Había una gran belleza en ese dibujo; no la belleza que destacaban las revistas de moda sino una diferente, más valiente, más terrenal. Y también había afecto, comprensión y…
Leticia levantó la cabeza. Fernando estaba mirándola con una expresión indescifrable…
–Te quiero –le dijo él.
La antigua Leticia, la Leticia que temía salir de su casa, quería rechazar esa declaración de amor. ¿Cómo podía amarla cuando su aspecto era…?

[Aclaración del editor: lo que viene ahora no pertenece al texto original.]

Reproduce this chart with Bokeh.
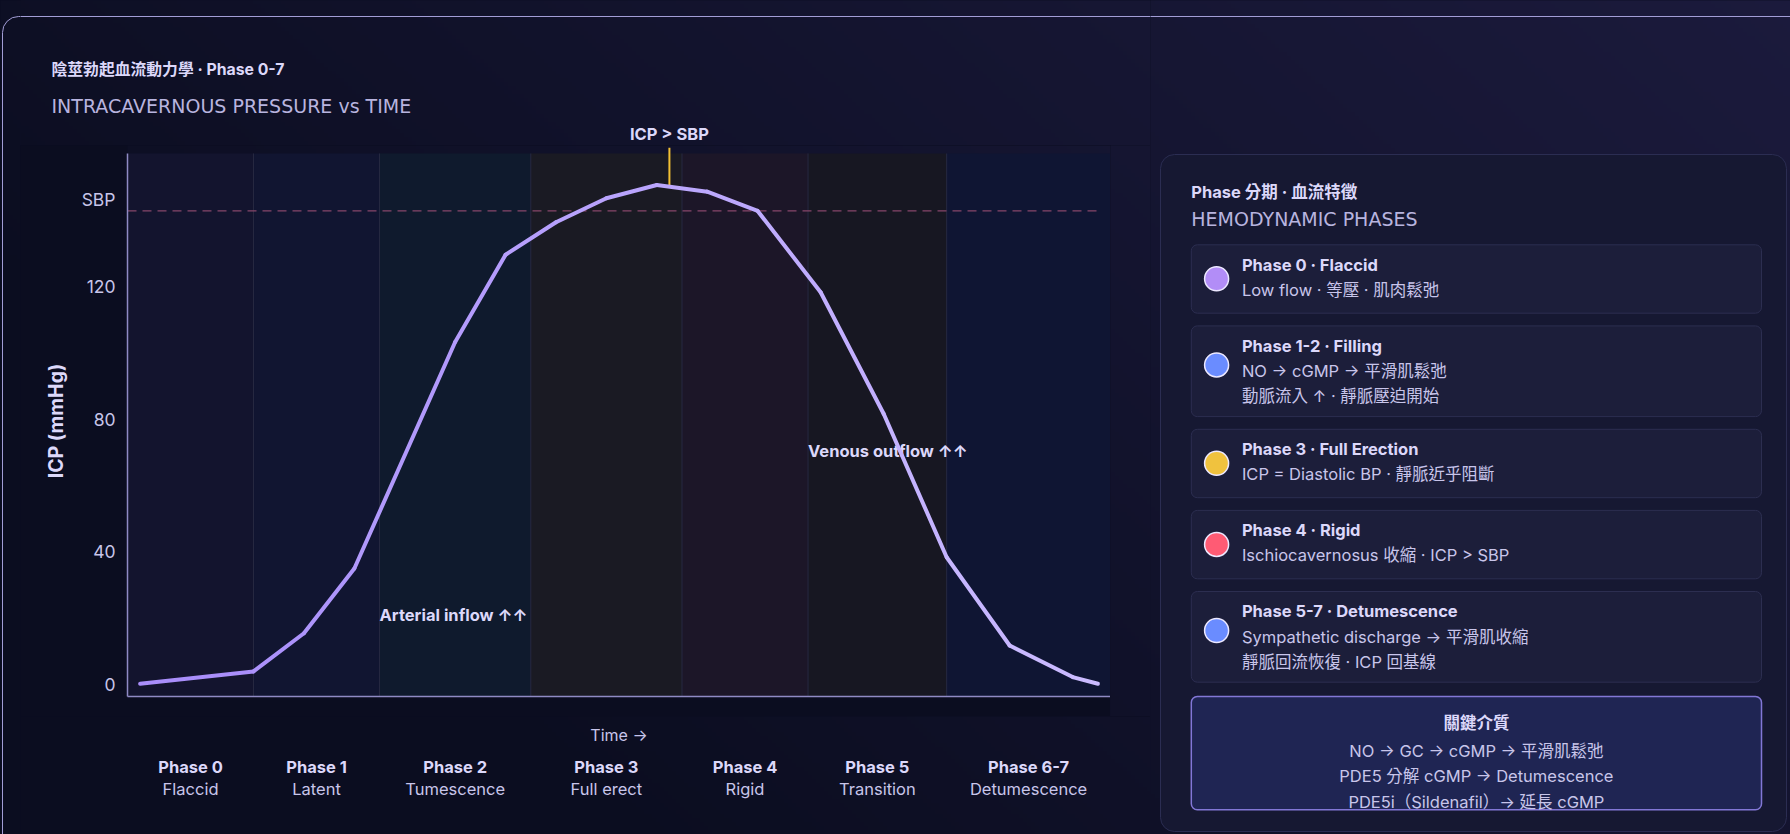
import numpy as np
from bokeh.plotting import figure
from bokeh.layouts import row, column
from bokeh.models import Range1d, FixedTicker
from bokeh.core.properties import value
from bokeh.embed import file_html
from bokeh.resources import INLINE

# ---------------- data ----------------
time_s = [0, 9, 13, 17, 25, 29, 33, 37, 41, 45, 49, 54, 59, 64, 69, 74, 76]
icp_mmhg = [0.3, 4.0, 15.5, 35.0, 103.2, 129.5, 139.3, 146.5, 150.5, 148.5,
            142.7, 118.2, 81.6, 38.4, 11.8, 2.3, 0.3]

phase_names = ["Phase 0", "Phase 1", "Phase 2", "Phase 3", "Phase 4", "Phase 5", "Phase 6-7"]
phase_descs = ["Flaccid", "Latent", "Tumescence", "Full erect", "Rigid", "Transition", "Detumescence"]
phase_starts = [-1, 9, 19, 31, 43, 53, 64]
phase_ends = [9, 19, 31, 43, 53, 64, 77]

y_tick_values = [0, 40, 80, 120]
sbp_tick_value = 146
sbp_tick_label = "SBP"
sbp_level = 142.7
icp_over_sbp_time = 42
icp_over_sbp_level = 150
icp_over_sbp_label = "ICP > SBP"

flow_labels = ["Arterial inflow ↑↑", "Venous outflow ↑↑"]
flow_label_time = [19, 53]
flow_label_icp = [21, 70.5]

main_title = "陰莖勃起血流動力學 · Phase 0-7"
main_subtitle = "INTRACAVERNOUS PRESSURE vs TIME"
y_label = "ICP (mmHg)"
x_label = "Time →"

panel_title = "Phase 分期 · 血流特徵"
panel_subtitle = "HEMODYNAMIC PHASES"
card_titles = ["Phase 0 · Flaccid", "Phase 1-2 · Filling", "Phase 3 · Full Erection",
               "Phase 4 · Rigid", "Phase 5-7 · Detumescence"]
card_lines = [["Low flow · 等壓 · 肌肉鬆弛"],
              ["NO → cGMP → 平滑肌鬆弛", "動脈流入 ↑ · 靜脈壓迫開始"],
              ["ICP = Diastolic BP · 靜脈近乎阻斷"],
              ["Ischiocavernosus 收縮 · ICP > SBP"],
              ["Sympathetic discharge → 平滑肌收縮", "靜脈回流恢復 · ICP 回基線"]]
card_dot_colors = ["#b28df7", "#6a8cff", "#f0c23e", "#ff5b74", "#6a8cff"]
key_title = "關鍵介質"
key_lines = ["NO → GC → cGMP → 平滑肌鬆弛",
             "PDE5 分解 cGMP → Detumescence",
             "PDE5i（Sildenafil）→ 延長 cGMP"]

# ---------------- styling ----------------
W, H = 1790, 834
FONT = "Inter, Noto Sans CJK TC"
WIDE_FONT = "DejaVu Sans"
C_TITLE = "#dcd8fa"
C_SUB = "#b8b4df"
C_TEXT = "#c8c5ea"
C_AXIS = "#8f8ac4"
C_BORDER = "#a29dd6"
phase_colors = ["#13142e", "#111531", "#0f1a2d", "#1a1a23", "#1c1628", "#171722", "#0f1533"]

XMIN, XMAX = -1, 77
YMIN, YMAX = -3.55, 162.4
Y_SHADE_TOP = 160
LW = 20            # width of left border strip
MIDW = 1150 - LW   # width of middle column
# screen geometry of chart frame
FX0, FX1, FY0, FY1 = 127, 1110, 145, 696
BOT = 20
XSCALE = (FX1 - FX0) / (XMAX - XMIN)
YSCALE = (FY1 - FY0) / (YMAX - YMIN)
PAD = 8


def bg_rgb(sx, sy):
    s = np.clip(0.85 * sx / W + 0.45 * (1 - sy / H) - 0.3, 0, 1)
    return 11 + 16 * s, 13 + 13 * s, 32 + 28 * s


def hexcol(r, g, b):
    return "#%02x%02x%02x" % (int(round(r)), int(round(g)), int(round(b)))


def bg_image(sx0, sx1, sy0, sy1, step=4):
    nx = max(1, int(np.ceil((sx1 - sx0) / step)))
    ny = max(1, int(np.ceil((sy1 - sy0) / step)))
    xs = sx0 + (np.arange(nx) + 0.5) * (sx1 - sx0) / nx
    ys = sy1 - (np.arange(ny) + 0.5) * (sy1 - sy0) / ny  # row 0 = bottom
    X, Y = np.meshgrid(xs, ys)
    r, g, b = bg_rgb(X, Y)
    img = np.empty((ny, nx, 4), dtype=np.uint8)
    img[..., 0] = np.round(r)
    img[..., 1] = np.round(g)
    img[..., 2] = np.round(b)
    img[..., 3] = 255
    return img.view(np.uint32).reshape(ny, nx)


BG0 = hexcol(*bg_rgb(0, H))


def noalign(p):
    try:
        p.frame_align = False
    except Exception:
        pass
    return p


def deco_fig(w, h, sx0, sy0):
    """figure whose data coords are screen x and (H - screen y)."""
    p = figure(width=w, height=h, x_range=Range1d(sx0, sx0 + w),
               y_range=Range1d(H - (sy0 + h), H - sy0),
               output_backend="svg", toolbar_location=None, tools="",
               x_axis_type=None, y_axis_type=None, min_border=0)
    noalign(p)
    p.outline_line_color = None
    cx, cy = sx0 + w / 2, sy0 + h / 2
    p.background_fill_color = hexcol(*bg_rgb(cx, cy))
    p.border_fill_color = p.background_fill_color
    p.image_rgba(image=[bg_image(sx0 - PAD, sx0 + w + PAD, sy0 - PAD, sy0 + h + PAD)],
                 x=sx0 - PAD, y=H - (sy0 + h + PAD), dw=w + 2 * PAD, dh=h + 2 * PAD)
    return p


def card_border(p):
    # outer card outline (top-left rounded corner), in screen-like coords
    p.segment(x0=[2], y0=[0], x1=[2], y1=[H - 32], line_color=C_BORDER, line_width=1)
    p.arc(x=[18], y=[H - 32], radius=16, start_angle=np.pi / 2, end_angle=np.pi,
          line_color=C_BORDER, line_width=1)
    p.segment(x0=[18], y0=[H - 16], x1=[W], y1=[H - 16], line_color=C_BORDER, line_width=1)


def txt(p, x, y, s, size="16.5px", bold=False, color=C_TEXT, align="left", font=FONT):
    p.text(x=[x], y=[y], text=[s], text_font=value(font), text_font_size=value(size),
           text_font_style="bold" if bold else "normal", text_color=color,
           text_align=align, text_baseline="middle")


def rquad(p, radius, **kw):
    try:
        return p.quad(border_radius=radius, **kw)
    except Exception:
        return p.quad(**kw)


def chart_sx(t):
    return FX0 + (t - XMIN) * XSCALE


# ---------------- left border strip ----------------
pl = deco_fig(LW, H, 0, 0)
card_border(pl)

# ---------------- top (titles) ----------------
pt = deco_fig(MIDW, FY0, LW, 0)
card_border(pt)
txt(pt, 51, H - 69.3, main_title, size="15.8px", bold=True, color=C_TITLE)
txt(pt, 51, H - 105.3, main_subtitle, size="19px", color=C_SUB, font=WIDE_FONT)
txt(pt, chart_sx(icp_over_sbp_time), H - 133.8, icp_over_sbp_label, size="16.5px", bold=True,
    color=C_TITLE, align="center")

# ---------------- chart ----------------
pc = figure(width=FX1 - LW, height=(FY1 - FY0) + BOT,
            x_range=Range1d(XMIN, XMAX), y_range=Range1d(YMIN, YMAX),
            output_backend="svg", toolbar_location=None, tools="",
            min_border_left=FX0 - LW, min_border_right=0, min_border_top=0, min_border_bottom=BOT)
noalign(pc)
pc.outline_line_color = None
pc.background_fill_color = BG0
pc.border_fill_color = BG0
pc.grid.visible = False
pc.image_rgba(image=[bg_image(FX0 - PAD, FX1 + PAD, FY0 - PAD, FY1 + PAD)],
              x=XMIN - PAD / XSCALE, y=YMIN - PAD / YSCALE,
              dw=XMAX - XMIN + 2 * PAD / XSCALE, dh=YMAX - YMIN + 2 * PAD / YSCALE)
pc.quad(left=phase_starts, right=phase_ends, bottom=YMIN, top=Y_SHADE_TOP,
        fill_color=phase_colors, line_color=None)
pc.segment(x0=phase_ends, y0=YMIN, x1=phase_ends, y1=Y_SHADE_TOP, line_color="#272942", line_width=1)
pc.segment(x0=[XMIN], y0=[sbp_level], x1=[time_s[-1]], y1=[sbp_level],
           line_color="#86466a", line_width=1.2, line_dash="9 6")
pc.text(x=flow_label_time, y=flow_label_icp, text=flow_labels, text_font=value(FONT),
        text_font_size=value("16.5px"), text_font_style="bold", text_color=C_TITLE,
        text_align="left", text_baseline="middle")
pc.segment(x0=[icp_over_sbp_time], y0=[icp_over_sbp_level], x1=[icp_over_sbp_time], y1=[161.7],
           line_color="#f2c033", line_width=2)

c0 = np.array([167, 139, 250])
c1 = np.array([203, 188, 255])
seg_cols = []
for i in range(len(time_s) - 1):
    f = ((time_s[i] + time_s[i + 1]) / 2 - time_s[0]) / (time_s[-1] - time_s[0])
    seg_cols.append(hexcol(*(c0 + (c1 - c0) * f)))
pc.segment(x0=time_s[:-1], y0=icp_mmhg[:-1], x1=time_s[1:], y1=icp_mmhg[1:],
           line_color=seg_cols, line_width=4, line_cap="round")

yax = pc.yaxis[0]
yax.ticker = FixedTicker(ticks=y_tick_values + [sbp_tick_value])
yax.major_label_overrides = {sbp_tick_value: sbp_tick_label}
yax.bounds = (YMIN, Y_SHADE_TOP)
yax.axis_line_color = C_AXIS
yax.axis_line_width = 1.5
yax.major_tick_line_color = None
yax.minor_tick_line_color = None
yax.major_tick_out = 0
yax.major_tick_in = 0
yax.major_label_standoff = 12
yax.major_label_text_font = FONT
yax.major_label_text_font_size = "17.5px"
yax.major_label_text_color = C_TEXT
yax.axis_label = y_label
yax.axis_label_text_font = FONT
yax.axis_label_text_font_style = "bold"
yax.axis_label_text_font_size = "19.5px"
yax.axis_label_text_color = C_TITLE
yax.axis_label_standoff = 11

xax = pc.xaxis[0]
xax.ticker = FixedTicker(ticks=[])
xax.axis_line_color = C_AXIS
xax.axis_line_width = 1.5
xax.major_tick_line_color = None
xax.minor_tick_line_color = None
xax.major_tick_out = 0
xax.major_tick_in = 0
xax.major_label_text_font_size = "0px"

# right filler strip next to the chart
pr = deco_fig(1150 - FX1, (FY1 - FY0) + BOT, FX1, FY0)

# ---------------- bottom (phase labels) ----------------
BY0 = FY1 + BOT
pb = figure(width=MIDW, height=H - BY0,
            x_range=Range1d(XMIN - (FX0 - LW) / XSCALE, XMAX + (1150 - FX1) / XSCALE),
            y_range=Range1d(0, H - BY0),
            output_backend="svg", toolbar_location=None, tools="",
            x_axis_type=None, y_axis_type=None, min_border=0)
noalign(pb)
pb.outline_line_color = None
pb.background_fill_color = BG0
pb.border_fill_color = BG0
pb.image_rgba(image=[bg_image(LW - PAD, 1150 + PAD, BY0 - PAD, H + PAD)],
              x=pb.x_range.start - PAD / XSCALE, y=-PAD,
              dw=pb.x_range.end - pb.x_range.start + 2 * PAD / XSCALE, dh=H - BY0 + 2 * PAD)
phase_mid = [(a + b) / 2 for a, b in zip(phase_starts, phase_ends)]
pb.text(x=[(XMIN + XMAX) / 2], y=[H - 734.3], text=[x_label], text_font=value(FONT),
        text_font_size=value("16px"), text_color=C_TEXT, text_align="center", text_baseline="middle")
pb.text(x=phase_mid, y=[H - 766] * len(phase_mid), text=phase_names, text_font=value(FONT),
        text_font_size=value("16.5px"), text_font_style="bold", text_color=C_TITLE,
        text_align="center", text_baseline="middle")
pb.text(x=phase_mid, y=[H - 788.3] * len(phase_mid), text=phase_descs, text_font=value(FONT),
        text_font_size=value("16.5px"), text_color=C_TEXT,
        text_align="center", text_baseline="middle")

# ---------------- right panel ----------------
pp = deco_fig(W - 1150, H, 1150, 0)
card_border(pp)
rquad(pp, 14, left=[1160], right=[1786], top=[H - 154], bottom=[H - 831],
      fill_color="#161832", line_color="#2b2d52", line_width=1)
txt(pp, 1190.8, H - 191, panel_title, size="16.5px", bold=True, color=C_TITLE)
txt(pp, 1190.8, H - 218.3, panel_subtitle, size="19px", color=C_SUB, font=WIDE_FONT)

CL, CR = 1190.8, 1761
top = 244.3
for i, (ttl, lines) in enumerate(zip(card_titles, card_lines)):
    h = 68.4 + 22.3 * (len(lines) - 1)
    rquad(pp, 6, left=[CL], right=[CR], top=[H - top], bottom=[H - (top + h)],
          fill_color="#1c1e3a", line_color="#2c2e50", line_width=1)
    dot_y = top + (34 if len(lines) == 1 else 39)
    pp.circle(x=[1216.1], y=[H - dot_y], radius=12, fill_color=card_dot_colors[i],
              line_color="#ece8ff", line_width=1.5)
    ty = top + 19.7
    txt(pp, 1241.4, H - ty, ttl, size="16.5px", bold=True, color=C_TITLE)
    for k, ln in enumerate(lines):
        txt(pp, 1241.4, H - (ty + 25.3 * (k + 1)), ln, size="16.5px", color=C_TEXT)
    top = top + h + 12.7

rquad(pp, 6, left=[CL], right=[CR], top=[H - 696], bottom=[H - 809.3],
      fill_color="#1f2553", line_color="#8277d6", line_width=1.5)
KX = (CL + CR) / 2
txt(pp, KX, H - 722.7, key_title, size="16.5px", bold=True, color=C_TITLE, align="center")
for k, ln in enumerate(key_lines):
    txt(pp, KX, H - (750.7 + 25.2 * k), ln, size="16.5px", color=C_TEXT, align="center")

STY = {"background-color": BG0}
layout = row(pl, column(pt, row(pc, pr, styles=STY), pb, styles=STY), pp, styles=STY)

with open("out.html", "w", encoding="utf-8") as f:
    f.write(file_html(layout, INLINE))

Pero el dibujo que tenía en la mano era real. El brillo en los ojos de Fernando era real. Y los sentimientos que experimentaba eran reales. Los mensajes que habían intercambiado, los secretos y verdades que habían compartido, la jornada que habían iniciado juntos… todo eso era real. Real, poderoso e innegable.
–Yo también te quiero. –le confesó por fin– Pero me da tanto miedo…
–Lo sé. –dijo él– Pero como he dicho antes, no pienso ir a ningún sitio.
Fernando le quitó el cuaderno de la mano y, después de dejarlo en el suelo, la abrazó de nuevo para buscar sus labios.
Leticia tenía tantas dudas… pero mientras disfrutaba de la presión de su boca sintió la primera punzada de deseo. Era como un río de lava que recorría sus venas y su cuerpo entero.
Estuvo a punto de soltar una carcajada. Un hombre, un hombre muy especial, estaba besándola. Ella quería que lo hiciera y le gustaba. Le gustaba muchísimo. Todo era tan normal. Tan increíblemente normal y prosaico.
Era increíblemente maravilloso.
–Bésame otra vez –le pidió.
Y él lo hizo.
FIN
Nota:
Esta es una historia original de Sarah Mayberry, publicada en 2011 por Harlequín Ibérica.